Fans have enthusiastically followed tormented investigator Arkady Renko's trials, tribulations and stubborn determination for decades, starting with the famed Gorky Park and continuing through Polar Star, Red Square, Havana Bay, Wolves Eat Dogs, and Stalin's Ghost. The latter was set in a modern Moscow dominated by the Russian Mafia and rife with police corruption, personified in Renko's boss, Prosecutor Zurin.

As Three Stations opens, Senior Investigator Renko is very much alone, now that physician Eva Kazka has given up on him ('I will not wait around until they kill you') and young Zhenya (the boy he mentored in Wolves Eat Dogs) has taken refuge in an abandoned casino. Aside from saving Sergeant Victor Orlov from his drunken self, Arkady has little to do since his boss assigns him no investigations - 'No investigations meant no runaway investigations.' Arkady has also helped a new neighbour across the hall, journalist Anya Rudikova.

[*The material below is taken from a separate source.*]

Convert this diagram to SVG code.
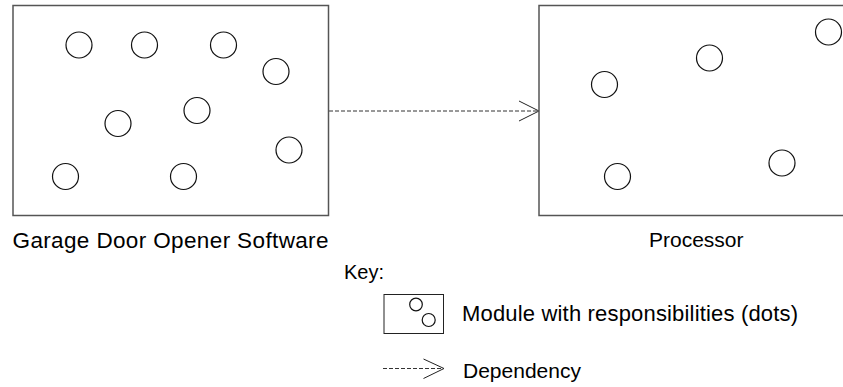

Readers - and Arkady - follow two main investigative threads in Three Stations. The first involves fifteen-year-old Maya, who was forced into prostitution. She flees the Russian mob with her three week old baby girl on a train to Moscow. Before the trip ends, her baby is stolen by an old woman pretending to help her. Desperately seeking her lost infant, Maya jumps from frying pan to fire to inferno. Along the way, she comes into Zhenya's orbit. He tries to help, and eventually persuades her to talk to Renko.

Arkady also assists with Victor's investigation of a dead young woman found in a workers' trailer at Moscow's Three Stations - the bosses want Victor to close the case and move on. But Arkady finds a VIP pass to a Nijinsky Luxury Fair ('a night with millionaires') at the crime scene and decides to attend. There he encounters Anya, who introduces him to 'one of the country's wealthiest men'. Arkady learns the identity of the dead woman. And though Zurin finally succeeds in engineering his dismissal, he continues to investigate.

It does all work out in the end, though not without several close shaves for Arkady Renko. But he's eventually reinstated, the villains in both cases get their due, and baby Katya is reunited with her young mother, Maya. Don't miss Three Stations. I am always happy to spend reading time in Arkady Renko's Russia, and look forward to more.